▶ _EXERCISE TASK_
Quote the listing below in its entirety, omitting every image.

▶ _DATA PROVIDED_
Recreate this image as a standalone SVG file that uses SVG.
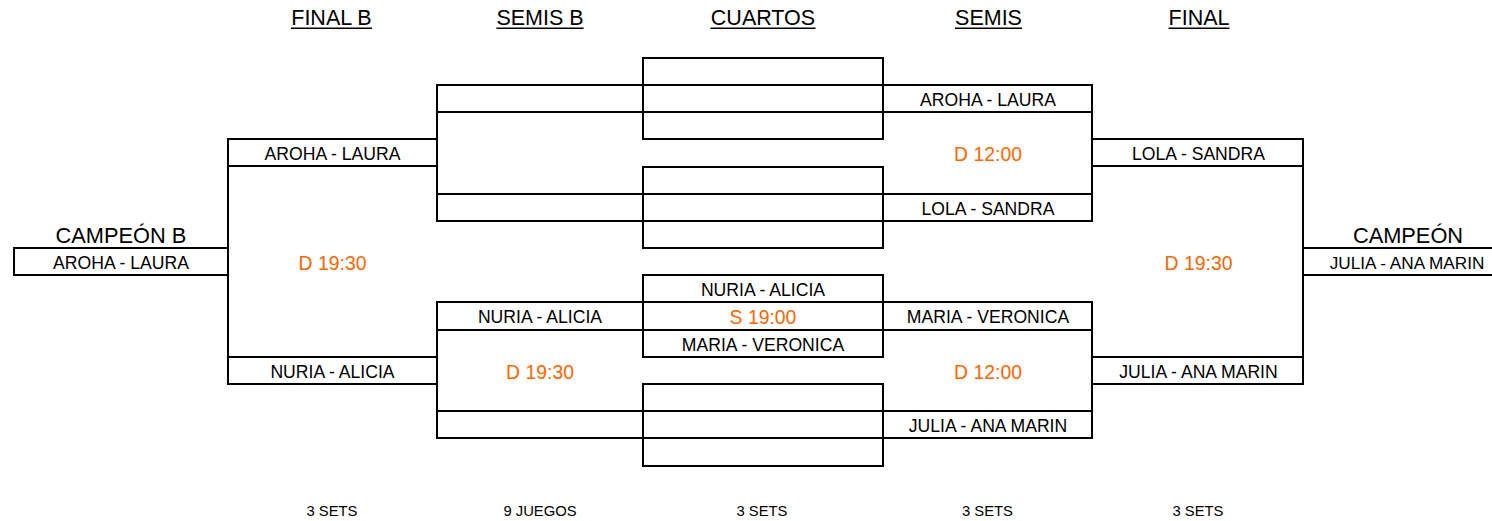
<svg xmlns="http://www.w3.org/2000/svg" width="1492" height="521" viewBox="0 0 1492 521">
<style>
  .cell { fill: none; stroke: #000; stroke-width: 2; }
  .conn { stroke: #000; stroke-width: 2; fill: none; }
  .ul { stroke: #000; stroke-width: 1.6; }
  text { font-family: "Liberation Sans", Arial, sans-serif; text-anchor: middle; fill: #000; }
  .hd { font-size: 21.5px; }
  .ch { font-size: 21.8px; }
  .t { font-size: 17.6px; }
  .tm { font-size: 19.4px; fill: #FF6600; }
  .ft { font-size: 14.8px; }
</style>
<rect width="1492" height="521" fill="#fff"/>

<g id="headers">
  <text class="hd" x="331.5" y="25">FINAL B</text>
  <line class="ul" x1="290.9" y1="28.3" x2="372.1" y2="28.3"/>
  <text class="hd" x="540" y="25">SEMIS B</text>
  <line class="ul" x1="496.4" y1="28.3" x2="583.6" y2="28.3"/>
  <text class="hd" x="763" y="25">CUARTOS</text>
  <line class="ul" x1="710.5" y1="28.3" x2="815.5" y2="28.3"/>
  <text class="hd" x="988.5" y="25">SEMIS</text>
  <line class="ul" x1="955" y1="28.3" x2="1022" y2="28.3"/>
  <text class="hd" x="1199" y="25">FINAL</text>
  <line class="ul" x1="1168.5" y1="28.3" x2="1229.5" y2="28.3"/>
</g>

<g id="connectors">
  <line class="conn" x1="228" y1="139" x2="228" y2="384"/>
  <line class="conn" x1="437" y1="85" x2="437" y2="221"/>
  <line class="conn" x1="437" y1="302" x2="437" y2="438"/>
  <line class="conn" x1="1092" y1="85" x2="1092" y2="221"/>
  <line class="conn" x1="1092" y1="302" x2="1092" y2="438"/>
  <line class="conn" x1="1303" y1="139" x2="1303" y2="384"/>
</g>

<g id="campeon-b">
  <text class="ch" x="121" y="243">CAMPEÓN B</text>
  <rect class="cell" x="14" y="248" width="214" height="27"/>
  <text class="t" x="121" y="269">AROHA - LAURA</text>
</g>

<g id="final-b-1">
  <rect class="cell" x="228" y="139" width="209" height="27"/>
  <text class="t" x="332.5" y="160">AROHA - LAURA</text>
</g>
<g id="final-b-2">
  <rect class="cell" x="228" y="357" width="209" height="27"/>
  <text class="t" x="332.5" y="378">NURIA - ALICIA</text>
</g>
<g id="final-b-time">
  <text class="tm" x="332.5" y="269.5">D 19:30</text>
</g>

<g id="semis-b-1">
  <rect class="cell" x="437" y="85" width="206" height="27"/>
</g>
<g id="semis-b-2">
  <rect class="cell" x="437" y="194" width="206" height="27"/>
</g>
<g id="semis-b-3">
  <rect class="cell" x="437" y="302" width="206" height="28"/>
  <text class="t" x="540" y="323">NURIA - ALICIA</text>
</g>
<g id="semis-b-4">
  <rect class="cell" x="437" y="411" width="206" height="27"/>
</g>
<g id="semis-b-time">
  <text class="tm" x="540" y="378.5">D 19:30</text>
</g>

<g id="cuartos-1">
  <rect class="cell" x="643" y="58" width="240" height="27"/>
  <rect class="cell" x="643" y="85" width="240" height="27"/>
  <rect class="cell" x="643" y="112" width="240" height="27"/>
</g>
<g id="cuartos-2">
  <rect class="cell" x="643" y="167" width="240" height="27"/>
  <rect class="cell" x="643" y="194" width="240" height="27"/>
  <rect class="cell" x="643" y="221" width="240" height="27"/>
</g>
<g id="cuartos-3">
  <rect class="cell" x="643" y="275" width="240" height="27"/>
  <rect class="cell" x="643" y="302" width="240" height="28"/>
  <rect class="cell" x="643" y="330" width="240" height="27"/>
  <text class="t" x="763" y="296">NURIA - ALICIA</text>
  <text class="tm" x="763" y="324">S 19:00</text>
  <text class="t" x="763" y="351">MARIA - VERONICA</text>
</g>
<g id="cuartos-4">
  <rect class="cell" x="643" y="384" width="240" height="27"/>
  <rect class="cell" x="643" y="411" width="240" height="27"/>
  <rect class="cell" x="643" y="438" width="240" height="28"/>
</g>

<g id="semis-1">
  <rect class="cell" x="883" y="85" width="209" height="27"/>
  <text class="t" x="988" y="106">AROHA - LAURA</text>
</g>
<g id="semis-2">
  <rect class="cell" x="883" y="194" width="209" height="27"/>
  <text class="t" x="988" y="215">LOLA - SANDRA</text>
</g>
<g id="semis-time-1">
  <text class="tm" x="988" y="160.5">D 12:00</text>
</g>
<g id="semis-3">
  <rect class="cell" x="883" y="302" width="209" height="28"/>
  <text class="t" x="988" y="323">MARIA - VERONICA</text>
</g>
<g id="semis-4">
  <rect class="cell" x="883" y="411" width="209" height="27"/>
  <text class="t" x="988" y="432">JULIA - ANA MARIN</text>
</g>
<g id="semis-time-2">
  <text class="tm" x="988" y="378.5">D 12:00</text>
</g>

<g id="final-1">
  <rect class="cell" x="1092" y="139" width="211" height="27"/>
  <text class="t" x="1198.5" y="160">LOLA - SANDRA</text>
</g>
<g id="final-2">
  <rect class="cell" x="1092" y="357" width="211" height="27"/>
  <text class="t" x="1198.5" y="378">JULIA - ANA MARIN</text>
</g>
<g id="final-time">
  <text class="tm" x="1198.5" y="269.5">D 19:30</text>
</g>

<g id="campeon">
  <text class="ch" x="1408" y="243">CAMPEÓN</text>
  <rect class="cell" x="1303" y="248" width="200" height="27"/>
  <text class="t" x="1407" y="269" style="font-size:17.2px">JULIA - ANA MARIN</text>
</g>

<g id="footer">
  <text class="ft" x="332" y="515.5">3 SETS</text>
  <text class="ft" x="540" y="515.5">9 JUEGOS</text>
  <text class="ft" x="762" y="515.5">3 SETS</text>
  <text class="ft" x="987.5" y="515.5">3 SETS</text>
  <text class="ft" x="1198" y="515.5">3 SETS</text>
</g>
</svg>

▶ _FINAL ANSWER_
Recreate this image as a standalone SVG file that uses SVG.
<svg xmlns="http://www.w3.org/2000/svg" width="1492" height="521" viewBox="0 0 1492 521">
<style>
  .cell { fill: none; stroke: #000; stroke-width: 2; }
  .conn { stroke: #000; stroke-width: 2; fill: none; }
  .ul { stroke: #000; stroke-width: 1.6; }
  text { font-family: "Liberation Sans", Arial, sans-serif; text-anchor: middle; fill: #000; }
  .hd { font-size: 21.5px; }
  .ch { font-size: 21.8px; }
  .t { font-size: 17.6px; }
  .tm { font-size: 19.4px; fill: #FF6600; }
  .ft { font-size: 14.8px; }
</style>
<rect width="1492" height="521" fill="#fff"/>

<g id="headers">
  <text class="hd" x="331.5" y="25">FINAL B</text>
  <line class="ul" x1="290.9" y1="28.3" x2="372.1" y2="28.3"/>
  <text class="hd" x="540" y="25">SEMIS B</text>
  <line class="ul" x1="496.4" y1="28.3" x2="583.6" y2="28.3"/>
  <text class="hd" x="763" y="25">CUARTOS</text>
  <line class="ul" x1="710.5" y1="28.3" x2="815.5" y2="28.3"/>
  <text class="hd" x="988.5" y="25">SEMIS</text>
  <line class="ul" x1="955" y1="28.3" x2="1022" y2="28.3"/>
  <text class="hd" x="1199" y="25">FINAL</text>
  <line class="ul" x1="1168.5" y1="28.3" x2="1229.5" y2="28.3"/>
</g>

<g id="connectors">
  <line class="conn" x1="228" y1="139" x2="228" y2="384"/>
  <line class="conn" x1="437" y1="85" x2="437" y2="221"/>
  <line class="conn" x1="437" y1="302" x2="437" y2="438"/>
  <line class="conn" x1="1092" y1="85" x2="1092" y2="221"/>
  <line class="conn" x1="1092" y1="302" x2="1092" y2="438"/>
  <line class="conn" x1="1303" y1="139" x2="1303" y2="384"/>
</g>

<g id="campeon-b">
  <text class="ch" x="121" y="243">CAMPEÓN B</text>
  <rect class="cell" x="14" y="248" width="214" height="27"/>
  <text class="t" x="121" y="269">AROHA - LAURA</text>
</g>

<g id="final-b-1">
  <rect class="cell" x="228" y="139" width="209" height="27"/>
  <text class="t" x="332.5" y="160">AROHA - LAURA</text>
</g>
<g id="final-b-2">
  <rect class="cell" x="228" y="357" width="209" height="27"/>
  <text class="t" x="332.5" y="378">NURIA - ALICIA</text>
</g>
<g id="final-b-time">
  <text class="tm" x="332.5" y="269.5">D 19:30</text>
</g>

<g id="semis-b-1">
  <rect class="cell" x="437" y="85" width="206" height="27"/>
</g>
<g id="semis-b-2">
  <rect class="cell" x="437" y="194" width="206" height="27"/>
</g>
<g id="semis-b-3">
  <rect class="cell" x="437" y="302" width="206" height="28"/>
  <text class="t" x="540" y="323">NURIA - ALICIA</text>
</g>
<g id="semis-b-4">
  <rect class="cell" x="437" y="411" width="206" height="27"/>
</g>
<g id="semis-b-time">
  <text class="tm" x="540" y="378.5">D 19:30</text>
</g>

<g id="cuartos-1">
  <rect class="cell" x="643" y="58" width="240" height="27"/>
  <rect class="cell" x="643" y="85" width="240" height="27"/>
  <rect class="cell" x="643" y="112" width="240" height="27"/>
</g>
<g id="cuartos-2">
  <rect class="cell" x="643" y="167" width="240" height="27"/>
  <rect class="cell" x="643" y="194" width="240" height="27"/>
  <rect class="cell" x="643" y="221" width="240" height="27"/>
</g>
<g id="cuartos-3">
  <rect class="cell" x="643" y="275" width="240" height="27"/>
  <rect class="cell" x="643" y="302" width="240" height="28"/>
  <rect class="cell" x="643" y="330" width="240" height="27"/>
  <text class="t" x="763" y="296">NURIA - ALICIA</text>
  <text class="tm" x="763" y="324">S 19:00</text>
  <text class="t" x="763" y="351">MARIA - VERONICA</text>
</g>
<g id="cuartos-4">
  <rect class="cell" x="643" y="384" width="240" height="27"/>
  <rect class="cell" x="643" y="411" width="240" height="27"/>
  <rect class="cell" x="643" y="438" width="240" height="28"/>
</g>

<g id="semis-1">
  <rect class="cell" x="883" y="85" width="209" height="27"/>
  <text class="t" x="988" y="106">AROHA - LAURA</text>
</g>
<g id="semis-2">
  <rect class="cell" x="883" y="194" width="209" height="27"/>
  <text class="t" x="988" y="215">LOLA - SANDRA</text>
</g>
<g id="semis-time-1">
  <text class="tm" x="988" y="160.5">D 12:00</text>
</g>
<g id="semis-3">
  <rect class="cell" x="883" y="302" width="209" height="28"/>
  <text class="t" x="988" y="323">MARIA - VERONICA</text>
</g>
<g id="semis-4">
  <rect class="cell" x="883" y="411" width="209" height="27"/>
  <text class="t" x="988" y="432">JULIA - ANA MARIN</text>
</g>
<g id="semis-time-2">
  <text class="tm" x="988" y="378.5">D 12:00</text>
</g>

<g id="final-1">
  <rect class="cell" x="1092" y="139" width="211" height="27"/>
  <text class="t" x="1198.5" y="160">LOLA - SANDRA</text>
</g>
<g id="final-2">
  <rect class="cell" x="1092" y="357" width="211" height="27"/>
  <text class="t" x="1198.5" y="378">JULIA - ANA MARIN</text>
</g>
<g id="final-time">
  <text class="tm" x="1198.5" y="269.5">D 19:30</text>
</g>

<g id="campeon">
  <text class="ch" x="1408" y="243">CAMPEÓN</text>
  <rect class="cell" x="1303" y="248" width="200" height="27"/>
  <text class="t" x="1407" y="269" style="font-size:17.2px">JULIA - ANA MARIN</text>
</g>

<g id="footer">
  <text class="ft" x="332" y="515.5">3 SETS</text>
  <text class="ft" x="540" y="515.5">9 JUEGOS</text>
  <text class="ft" x="762" y="515.5">3 SETS</text>
  <text class="ft" x="987.5" y="515.5">3 SETS</text>
  <text class="ft" x="1198" y="515.5">3 SETS</text>
</g>
</svg>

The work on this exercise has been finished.